**RECORD LIST:**
__________

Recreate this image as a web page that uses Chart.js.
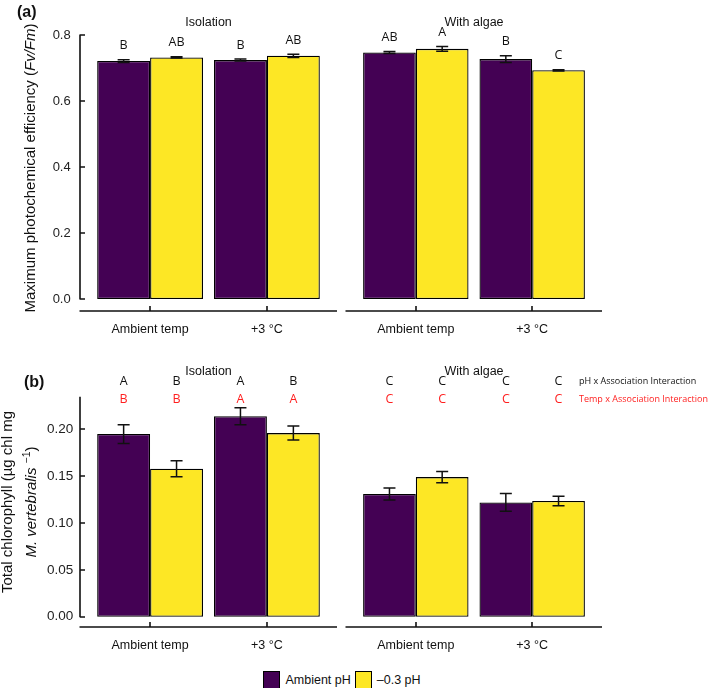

__________

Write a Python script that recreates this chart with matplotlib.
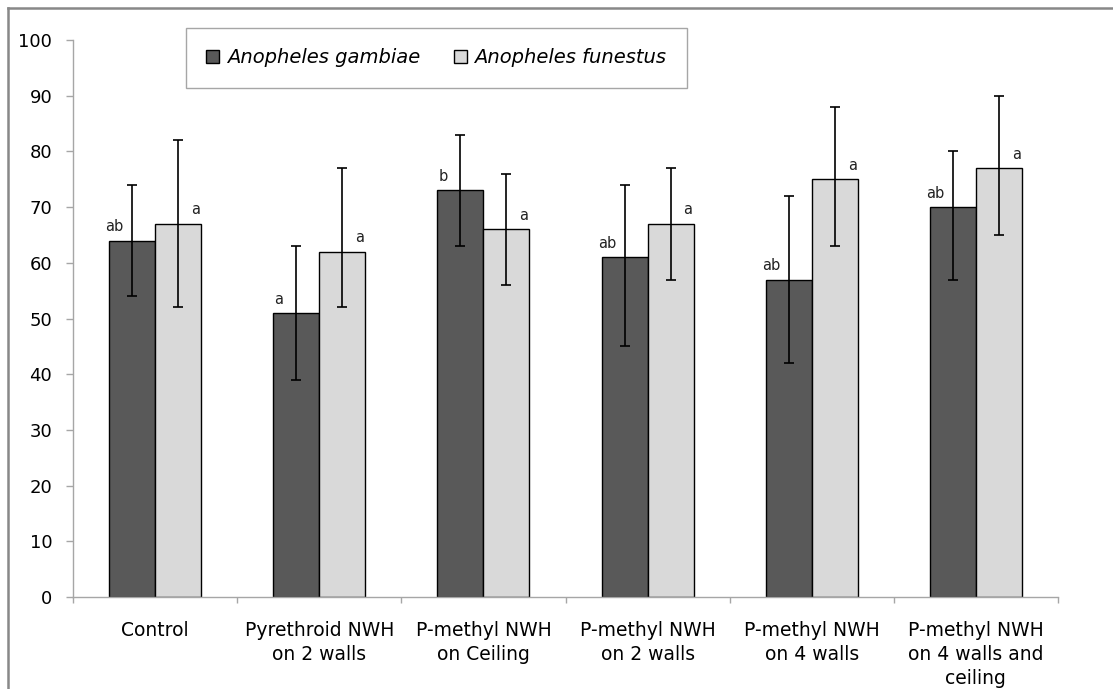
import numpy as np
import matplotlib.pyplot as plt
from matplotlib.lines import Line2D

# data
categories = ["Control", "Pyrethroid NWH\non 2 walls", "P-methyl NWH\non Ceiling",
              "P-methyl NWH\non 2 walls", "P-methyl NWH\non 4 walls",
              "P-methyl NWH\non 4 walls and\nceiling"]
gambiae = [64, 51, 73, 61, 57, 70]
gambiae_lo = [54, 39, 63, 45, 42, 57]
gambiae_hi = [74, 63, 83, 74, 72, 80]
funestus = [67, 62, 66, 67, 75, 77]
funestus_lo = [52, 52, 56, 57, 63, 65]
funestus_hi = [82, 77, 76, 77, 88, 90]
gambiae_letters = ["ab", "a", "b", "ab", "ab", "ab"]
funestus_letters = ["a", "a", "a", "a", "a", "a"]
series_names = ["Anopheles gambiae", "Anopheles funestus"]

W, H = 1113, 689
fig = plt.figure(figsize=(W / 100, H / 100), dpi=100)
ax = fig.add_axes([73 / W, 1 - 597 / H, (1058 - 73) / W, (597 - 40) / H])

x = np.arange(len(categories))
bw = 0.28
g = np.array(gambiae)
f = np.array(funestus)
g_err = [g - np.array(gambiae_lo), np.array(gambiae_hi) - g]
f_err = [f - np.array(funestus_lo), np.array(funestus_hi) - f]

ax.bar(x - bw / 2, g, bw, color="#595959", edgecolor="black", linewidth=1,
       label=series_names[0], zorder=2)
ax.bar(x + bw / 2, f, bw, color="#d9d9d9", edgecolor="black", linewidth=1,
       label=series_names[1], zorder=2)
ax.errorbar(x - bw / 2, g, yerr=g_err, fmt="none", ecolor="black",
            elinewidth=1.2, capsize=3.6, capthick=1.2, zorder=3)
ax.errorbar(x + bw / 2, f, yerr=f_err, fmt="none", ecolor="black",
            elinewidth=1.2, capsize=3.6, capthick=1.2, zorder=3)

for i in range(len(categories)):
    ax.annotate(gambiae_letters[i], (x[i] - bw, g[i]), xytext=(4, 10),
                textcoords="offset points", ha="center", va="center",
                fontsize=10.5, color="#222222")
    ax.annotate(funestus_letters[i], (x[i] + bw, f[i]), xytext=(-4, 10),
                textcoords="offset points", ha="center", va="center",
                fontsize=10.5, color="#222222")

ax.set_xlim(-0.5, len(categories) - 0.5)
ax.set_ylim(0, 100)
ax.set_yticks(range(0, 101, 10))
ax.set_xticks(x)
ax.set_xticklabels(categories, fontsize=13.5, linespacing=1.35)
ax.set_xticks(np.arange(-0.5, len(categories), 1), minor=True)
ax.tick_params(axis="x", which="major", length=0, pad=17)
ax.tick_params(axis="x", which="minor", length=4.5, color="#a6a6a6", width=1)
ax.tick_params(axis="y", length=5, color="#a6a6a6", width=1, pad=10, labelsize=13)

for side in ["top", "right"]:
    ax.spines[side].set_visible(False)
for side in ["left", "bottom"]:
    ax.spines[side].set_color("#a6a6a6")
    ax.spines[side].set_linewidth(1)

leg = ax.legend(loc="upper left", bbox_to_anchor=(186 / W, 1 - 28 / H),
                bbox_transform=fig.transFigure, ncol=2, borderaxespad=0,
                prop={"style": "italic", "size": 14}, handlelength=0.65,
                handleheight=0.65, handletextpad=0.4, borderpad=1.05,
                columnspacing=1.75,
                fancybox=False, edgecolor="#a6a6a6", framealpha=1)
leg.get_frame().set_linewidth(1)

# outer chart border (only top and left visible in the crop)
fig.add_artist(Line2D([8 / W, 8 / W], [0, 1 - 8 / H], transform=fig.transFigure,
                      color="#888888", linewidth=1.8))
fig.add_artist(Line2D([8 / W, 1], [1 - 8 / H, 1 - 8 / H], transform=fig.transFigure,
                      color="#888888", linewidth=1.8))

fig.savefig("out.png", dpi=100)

__________

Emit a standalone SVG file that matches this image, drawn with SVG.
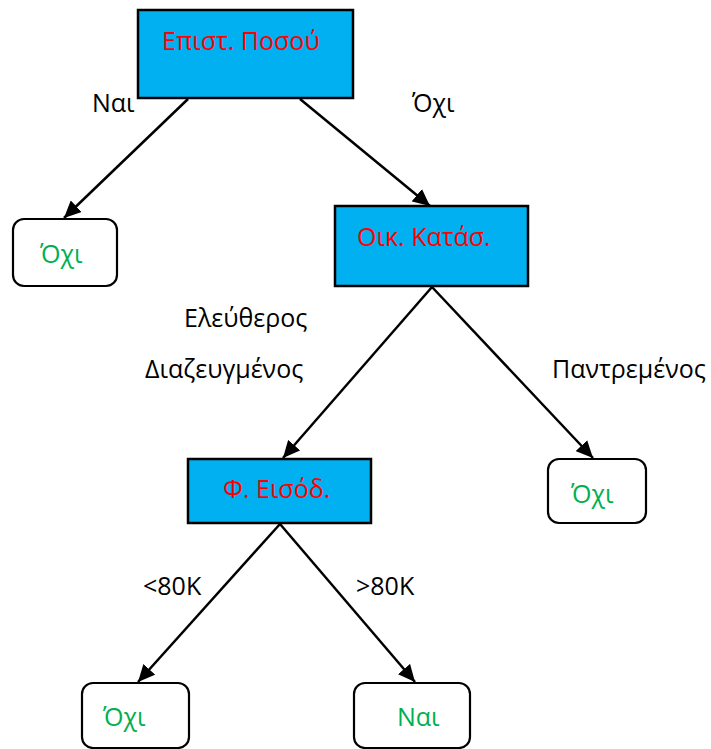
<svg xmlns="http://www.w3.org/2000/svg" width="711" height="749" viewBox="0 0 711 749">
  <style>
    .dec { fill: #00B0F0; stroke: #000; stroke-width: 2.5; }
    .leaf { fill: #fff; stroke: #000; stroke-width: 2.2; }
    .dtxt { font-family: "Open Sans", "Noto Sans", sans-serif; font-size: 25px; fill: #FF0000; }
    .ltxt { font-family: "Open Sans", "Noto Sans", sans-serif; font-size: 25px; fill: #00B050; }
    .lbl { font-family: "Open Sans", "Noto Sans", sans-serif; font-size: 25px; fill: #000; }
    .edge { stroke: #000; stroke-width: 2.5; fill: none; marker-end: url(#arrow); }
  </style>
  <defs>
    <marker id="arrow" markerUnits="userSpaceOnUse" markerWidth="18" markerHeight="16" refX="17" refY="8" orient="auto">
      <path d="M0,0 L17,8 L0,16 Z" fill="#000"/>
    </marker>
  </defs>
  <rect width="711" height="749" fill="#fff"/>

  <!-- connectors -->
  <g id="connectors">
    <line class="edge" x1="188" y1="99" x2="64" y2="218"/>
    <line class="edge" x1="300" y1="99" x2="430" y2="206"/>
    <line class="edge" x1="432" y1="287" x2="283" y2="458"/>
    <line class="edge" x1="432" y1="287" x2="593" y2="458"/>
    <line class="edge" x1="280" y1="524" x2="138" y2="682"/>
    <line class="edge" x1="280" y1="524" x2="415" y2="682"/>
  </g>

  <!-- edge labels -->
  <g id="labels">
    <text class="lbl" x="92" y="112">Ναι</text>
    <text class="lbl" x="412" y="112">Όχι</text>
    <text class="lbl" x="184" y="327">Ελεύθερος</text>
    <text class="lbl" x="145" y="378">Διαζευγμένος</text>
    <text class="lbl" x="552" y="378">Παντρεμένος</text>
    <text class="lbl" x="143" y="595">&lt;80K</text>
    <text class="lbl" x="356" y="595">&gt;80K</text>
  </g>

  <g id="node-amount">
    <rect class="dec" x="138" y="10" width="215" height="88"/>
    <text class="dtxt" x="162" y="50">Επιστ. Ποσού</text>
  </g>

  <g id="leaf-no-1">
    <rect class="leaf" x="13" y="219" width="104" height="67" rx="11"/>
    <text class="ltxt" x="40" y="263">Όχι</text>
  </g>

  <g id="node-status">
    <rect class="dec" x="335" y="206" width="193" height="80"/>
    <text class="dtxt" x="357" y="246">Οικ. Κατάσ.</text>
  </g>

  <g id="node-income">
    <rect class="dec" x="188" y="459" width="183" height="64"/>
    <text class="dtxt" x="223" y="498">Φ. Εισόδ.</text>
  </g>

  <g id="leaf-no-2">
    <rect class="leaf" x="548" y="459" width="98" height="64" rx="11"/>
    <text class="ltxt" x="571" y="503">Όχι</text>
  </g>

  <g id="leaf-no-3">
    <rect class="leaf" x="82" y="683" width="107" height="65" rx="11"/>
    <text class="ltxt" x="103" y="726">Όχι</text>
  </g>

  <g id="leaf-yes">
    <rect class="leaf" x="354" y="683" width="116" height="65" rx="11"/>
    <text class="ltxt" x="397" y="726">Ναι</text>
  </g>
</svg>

__________

**OBJECTIVE:** Transcribe the lines between the one holding "Write a Python" and the one holding "from matplotlib.lines import Line2D", inclusive, and leave out any pictures.

**THE RESPONSE:**
Write a Python script that recreates this chart with matplotlib.
import numpy as np
import matplotlib.pyplot as plt
from matplotlib.lines import Line2D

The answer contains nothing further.